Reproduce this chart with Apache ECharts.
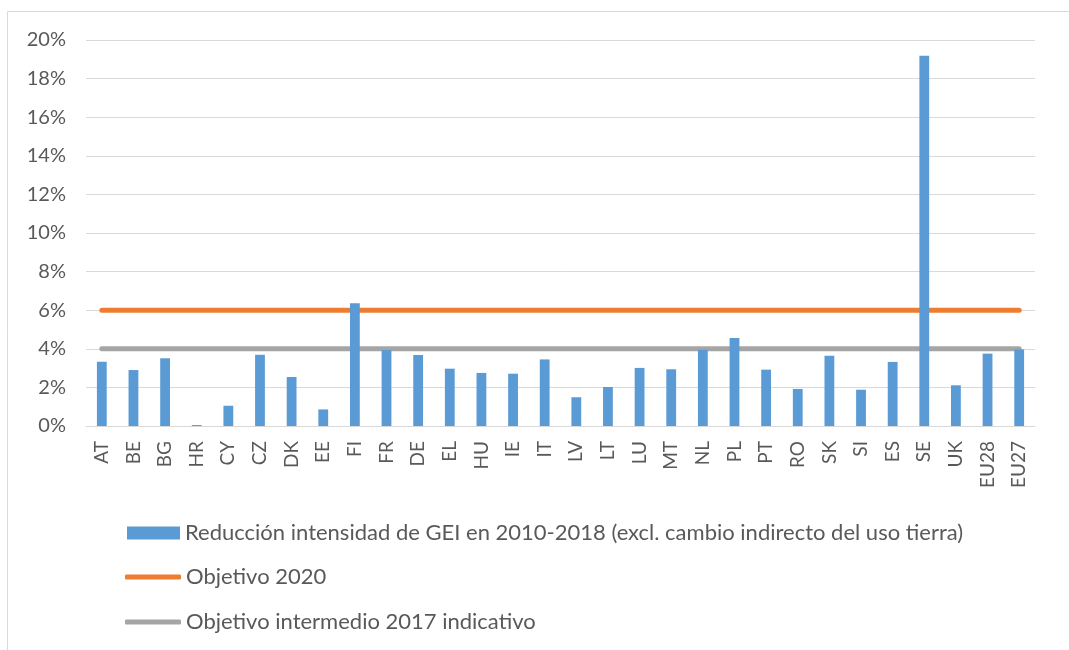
<!DOCTYPE html>
<html>
<head>
<meta charset="utf-8">
<script src="https://cdn.jsdelivr.net/npm/echarts@6/dist/echarts.min.js"></script>
<style>
  html, body { margin: 0; padding: 0; background: #fff; }
  #chart { width: 1069px; height: 650px; }
</style>
</head>
<body>
<div id="chart"></div>
<script>
var countries = ['AT', 'BE', 'BG', 'HR', 'CY', 'CZ', 'DK', 'EE', 'FI', 'FR', 'DE', 'EL', 'HU', 'IE', 'IT',
    'LV', 'LT', 'LU', 'MT', 'NL', 'PL', 'PT', 'RO', 'SK', 'SI', 'ES', 'SE', 'UK', 'EU28', 'EU27'];

// reduccion intensidad GEI 2010-2018 (%)
var reduccion = [3.33, 2.90, 3.51, 0.05, 1.05, 3.69, 2.54, 0.86, 6.36, 3.94, 3.68, 2.97, 2.75, 2.71, 3.45,
    1.49, 2.02, 3.01, 2.94, 3.95, 4.56, 2.92, 1.92, 3.64, 1.88, 3.32, 19.19, 2.11, 3.75, 3.97];
var objetivo2020 = 6;
var objetivo2017 = 4;

var nombreBar = 'Reducción intensidad de GEI en 2010-2018 (excl. cambio indirecto del uso tierra)';
var nombre2020 = 'Objetivo 2020';
var nombre2017 = 'Objetivo intermedio 2017 indicativo';

var font = 'Lato, "Open Sans", sans-serif';

var chart = echarts.init(document.getElementById('chart'));
var legendText = {color: '#595959', fontSize: 22, lineHeight: 22, fontFamily: font};
var option = {
    animation: false,
    textStyle: {fontFamily: font},
    graphic: [{
        type: 'rect',
        shape: {x: 7.5, y: 11.5, width: 1200, height: 800},
        style: {fill: 'none', stroke: '#d9d9d9', lineWidth: 1},
        silent: true
    }],
    grid: {left: 86, right: 34, top: 40, bottom: 224, containLabel: false},
    legend: [
        {
            orient: 'vertical',
            left: 122,
            top: 517,
            itemWidth: 53,
            itemHeight: 13,
            textStyle: legendText,
            data: [{name: nombreBar, icon: 'rect'}]
        },
        {
            orient: 'vertical',
            left: 120,
            top: 561,
            itemWidth: 56,
            itemHeight: 5,
            itemGap: 23,
            textStyle: legendText,
            data: [
                {name: nombre2020, icon: 'roundRect'},
                {name: nombre2017, icon: 'roundRect'}
            ]
        }
    ],
    xAxis: {
        type: 'category',
        data: countries,
        axisLine: {lineStyle: {color: '#d9d9d9'}},
        axisTick: {show: false},
        axisLabel: {rotate: 90, color: '#595959', fontSize: 19, margin: 15, interval: 0}
    },
    yAxis: {
        type: 'value',
        min: 0,
        max: 20,
        interval: 2,
        axisLine: {show: false},
        axisTick: {show: false},
        splitLine: {lineStyle: {color: '#d9d9d9', width: 1}},
        axisLabel: {color: '#595959', fontSize: 20, margin: 20, formatter: '{value}%'}
    },
    series: [
        {
            name: nombreBar,
            type: 'bar',
            data: reduccion,
            barWidth: '31%',
            z: 3,
            itemStyle: {color: '#5B9BD5'}
        },
        {
            name: nombre2020,
            type: 'line',
            data: countries.map(function () { return objetivo2020; }),
            symbol: 'none',
            z: 2,
            itemStyle: {color: '#ED7D31'},
            lineStyle: {color: '#ED7D31', width: 5, cap: 'round'}
        },
        {
            name: nombre2017,
            type: 'line',
            data: countries.map(function () { return objetivo2017; }),
            symbol: 'none',
            z: 2,
            itemStyle: {color: '#A5A5A5'},
            lineStyle: {color: '#A5A5A5', width: 5, cap: 'round'}
        }
    ]
};
chart.setOption(option);
</script>
</body>
</html>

----

- **AIM**
Leave out the pictures and restate everything else word for word.

- **WRITTEN ANSWER**
Reproduce this chart with Apache ECharts.
<!DOCTYPE html>
<html>
<head>
<meta charset="utf-8">
<script src="https://cdn.jsdelivr.net/npm/echarts@6/dist/echarts.min.js"></script>
<style>
  html, body { margin: 0; padding: 0; background: #fff; }
  #chart { width: 1069px; height: 650px; }
</style>
</head>
<body>
<div id="chart"></div>
<script>
var countries = ['AT', 'BE', 'BG', 'HR', 'CY', 'CZ', 'DK', 'EE', 'FI', 'FR', 'DE', 'EL', 'HU', 'IE', 'IT',
    'LV', 'LT', 'LU', 'MT', 'NL', 'PL', 'PT', 'RO', 'SK', 'SI', 'ES', 'SE', 'UK', 'EU28', 'EU27'];

// reduccion intensidad GEI 2010-2018 (%)
var reduccion = [3.33, 2.90, 3.51, 0.05, 1.05, 3.69, 2.54, 0.86, 6.36, 3.94, 3.68, 2.97, 2.75, 2.71, 3.45,
    1.49, 2.02, 3.01, 2.94, 3.95, 4.56, 2.92, 1.92, 3.64, 1.88, 3.32, 19.19, 2.11, 3.75, 3.97];
var objetivo2020 = 6;
var objetivo2017 = 4;

var nombreBar = 'Reducción intensidad de GEI en 2010-2018 (excl. cambio indirecto del uso tierra)';
var nombre2020 = 'Objetivo 2020';
var nombre2017 = 'Objetivo intermedio 2017 indicativo';

var font = 'Lato, "Open Sans", sans-serif';

var chart = echarts.init(document.getElementById('chart'));
var legendText = {color: '#595959', fontSize: 22, lineHeight: 22, fontFamily: font};
var option = {
    animation: false,
    textStyle: {fontFamily: font},
    graphic: [{
        type: 'rect',
        shape: {x: 7.5, y: 11.5, width: 1200, height: 800},
        style: {fill: 'none', stroke: '#d9d9d9', lineWidth: 1},
        silent: true
    }],
    grid: {left: 86, right: 34, top: 40, bottom: 224, containLabel: false},
    legend: [
        {
            orient: 'vertical',
            left: 122,
            top: 517,
            itemWidth: 53,
            itemHeight: 13,
            textStyle: legendText,
            data: [{name: nombreBar, icon: 'rect'}]
        },
        {
            orient: 'vertical',
            left: 120,
            top: 561,
            itemWidth: 56,
            itemHeight: 5,
            itemGap: 23,
            textStyle: legendText,
            data: [
                {name: nombre2020, icon: 'roundRect'},
                {name: nombre2017, icon: 'roundRect'}
            ]
        }
    ],
    xAxis: {
        type: 'category',
        data: countries,
        axisLine: {lineStyle: {color: '#d9d9d9'}},
        axisTick: {show: false},
        axisLabel: {rotate: 90, color: '#595959', fontSize: 19, margin: 15, interval: 0}
    },
    yAxis: {
        type: 'value',
        min: 0,
        max: 20,
        interval: 2,
        axisLine: {show: false},
        axisTick: {show: false},
        splitLine: {lineStyle: {color: '#d9d9d9', width: 1}},
        axisLabel: {color: '#595959', fontSize: 20, margin: 20, formatter: '{value}%'}
    },
    series: [
        {
            name: nombreBar,
            type: 'bar',
            data: reduccion,
            barWidth: '31%',
            z: 3,
            itemStyle: {color: '#5B9BD5'}
        },
        {
            name: nombre2020,
            type: 'line',
            data: countries.map(function () { return objetivo2020; }),
            symbol: 'none',
            z: 2,
            itemStyle: {color: '#ED7D31'},
            lineStyle: {color: '#ED7D31', width: 5, cap: 'round'}
        },
        {
            name: nombre2017,
            type: 'line',
            data: countries.map(function () { return objetivo2017; }),
            symbol: 'none',
            z: 2,
            itemStyle: {color: '#A5A5A5'},
            lineStyle: {color: '#A5A5A5', width: 5, cap: 'round'}
        }
    ]
};
chart.setOption(option);
</script>
</body>
</html>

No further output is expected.